WASHINGTON - President Clinton unveiled his community development lending program Thursday with a show of political strength that suggested banks may have trouble gaining regulatory relief through the legislation.
Surrounded by Vice President Al Gore, Cabinet secretaries, a large congressional delegation, regulators, bankers, and community activists, the President called for a $382 million fund for community development lenders over the next four years.
Mr. Clinton also asked the four bank and thrift regulatory agencies to review the Community Reinvestment Act, with an eye toward reducing paperwork and increasing lending in low-imcome communities.
By involving the regulation in CRA, the President may have preempted industry efforts to have Congress ease CRA and other regulatory requirements through amendments to community development legislation.
Congress members "have indicated to us that they are looking for a vehicle for regulatory relief, and this could be it," said Edward L. Yingling, executive vice president of the American Bankers Association.
Quick Action Indicated
However, the sheer magnitude of the ceremony on the White House's south lawn, which ran for nearly an hour, indicated the administration and congressional leaders want to move the package through quickly and without amendments.
"In all the years I've been lobbying, I've never seen so much horsepower behind a banking bill," said Jim Butera, who represents several financial institutions.
The Senate Banking Committee began work on the bill Thursday afternoon, little more than an hour after President Clinton finished speaking. Rep. Henry B. Gonzalez, D-Tex., chairman of the House Banking Committee, said he would hold hearings July 21 and 28.
Speeding the Process
The chairmen of the three House subcommittees that would have jurisdiction over the bill agreed to permit consideration by the full committee - a step that will expedite the process considerably.
The most significant challenge to the Clinton plan could come in the Senate, where Republicans have more leverage.

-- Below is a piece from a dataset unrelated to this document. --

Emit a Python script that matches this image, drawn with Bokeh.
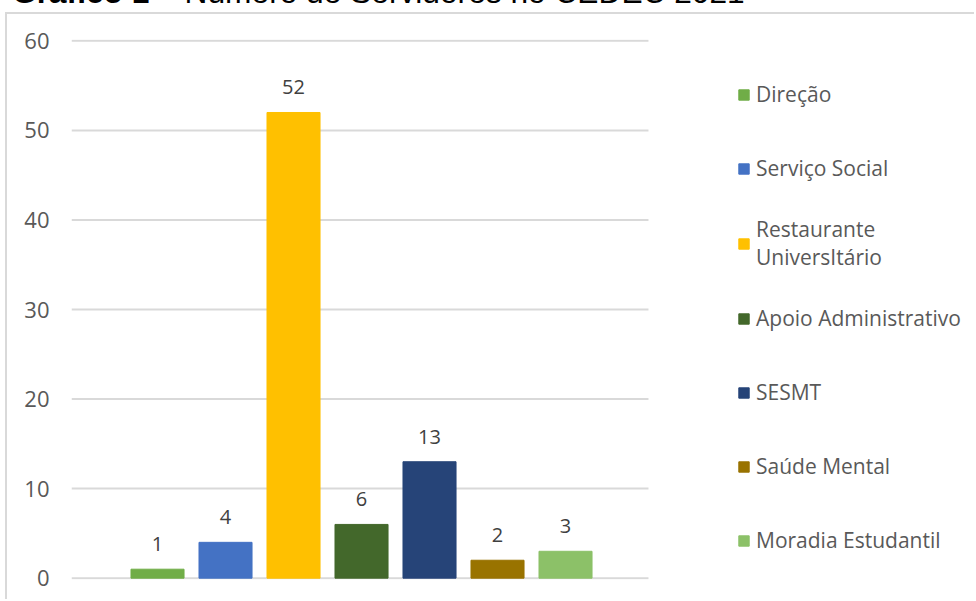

Alfonse M. D'Amato of New York, the Senate Baking Committee's ranking, Republican, argued that unless commercial banks are given incentives to participate' the President's plan "is only a Pipe dream."
Not What He Promised
The program announced Thursday is considerably different from Mr. Clinton's campaign promise to create a network of 100 community development banks.
In a brief interview after his speech, Mr. Clinton's said he had learned since the election "that there is a whole, huge network of people out there interested in doing this work, and we didn't want to reinvent the wheel in every community.
"So we will be creating some new community development banks in some areas, and we may even have some big banks wanting to use some of their community reinvestment funds to provide funding," he said.
"But if you've got a bank that's operating, you got a credit union, you got some other eligible institution that you can dramatically increase the capacity of, it might be better to expand the capacity of an existing institution than create a new one."
President Clinton thus sided with community groups that had argued against giving banks financial incentives to participate in the program.
Lightening the Load
"With a year of record profits, banks don't need a bribe," said Deepak Bhargava, bank, lobbyist for the Association of Community Organizations for Reform Now, or Acorn.
The Clinton program promises some relief from the paperwork burden of CRA, though neither the administration nor the regulatory agencies have said specifically how the "performance over paperwork" goal might be met.
In testimony before the Senate Banking Committee Thursday, Comptroller of the Currency Eugene Ludwig said performance-based standards would not be tied to rigid numerical targets.
"But between a rigid system of numerical targets and the system we have today, there is considerable room for improvement," he said.
Concern over the Tone
Although bankers attended Mr. Clinton's announcement and at least one commercial banker spoke, a number of industry representatives expressed concern over the tone of the event, particularly over criticisms of bank lending practices.
"There was a pretty good air of bank bashing," said Joe Belew, president of the Consumer Bankers Association.
NationsBank Corp. chairman Hugh McColl delivered a strong endorsement for the program. He said the CRA reform would leave "no excuses" for banks failing to provide credit to low-income borrowers. A law "that sets tougher, more objective, more quantifiable standards would send the clear message to banks that we will be measured by our results, he said.
Kenneth A. Guenther, executive vice president of the Independent Bankers Association of America. was sharply critical of Mr. McColl after the ceremony, saying his endorsement gave away the industry's bargaining power.
"We are just sitting down to negotiations," said Mr. Guenther, noting that many banks still hope the bill can be reshaped to include funds for commercial banks and some measure of regulatory relief. "Hugh McColl should know by now that you don't give away the banking industry's negotiating position in advance. "I don't know how he can say he speaks for the banking industry."
Mr. McColl declined to comment on the criticism.
President Clinton's legislative package would create a fund to provide assistance to community development financial institutions. Money would be available to all kinds of community development tenders but not to the vast majority of commercial banks, thrifts, and credit unions not engaged primarily in community development lending.
The money will be available if matched dollar for dollar with private sector contributions up to a maximum of $5 million for insured institutions and $2 million for other lenders.
Although the program provides only $382 million over four years, Treasury estimated that leverage will result in up to $2.5 billion in new credit for low-income communities.